ENGAGING WITH YOUR AUDIENCE
It was 10 a.m. on Saturday in Nakhabino, Moscow Oblast. I was booked for a private conference to deliver my standard one-hour talk about presentations. (Even though I did some research on the audience, you never know who you're going to face until you actually face them.) So, who was my audience now? I looked at the audience and I saw about 50 people of different regions from all over Russia, mostly men and mostly wearing business attire. Let me restate this: it was a Saturday morning at a country club and people were wearing suits and ties. This meant that I was doomed. This was not my audience.
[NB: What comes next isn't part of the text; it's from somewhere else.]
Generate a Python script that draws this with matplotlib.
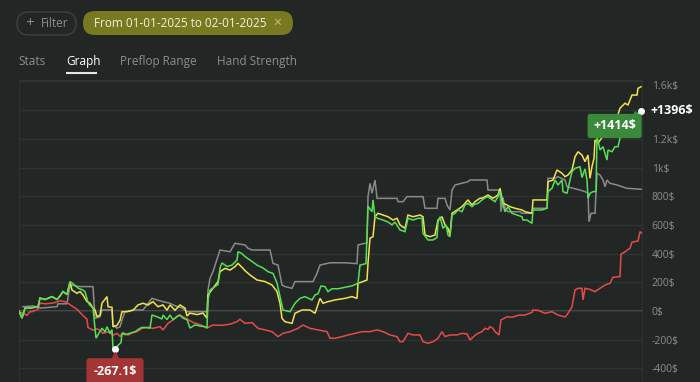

They were the President's Program Alumni. The first Russian President, Boris Yeltsin, founded the program in 1997 with the goal to educate (or rather, to establish a then nonexistent class of) young Russian managers. Here I was 13 years later. Most of them were now in their late 30s and 40s, small business owners and executives and from regions far poorer than Moscow. Presentations? Storytelling? Slide design? They had other things to worry about. Like children and mortgages. They certainly knew much more about “real life” than I did—who was I to teach them? My typical audience was much more relaxed and hip. To make matters even worse, I was unable to position my laptop so I could see my next slide. The screen was very small, the projector was bleak, the cables didn't quite fit my laptop, and my slides looked greenish.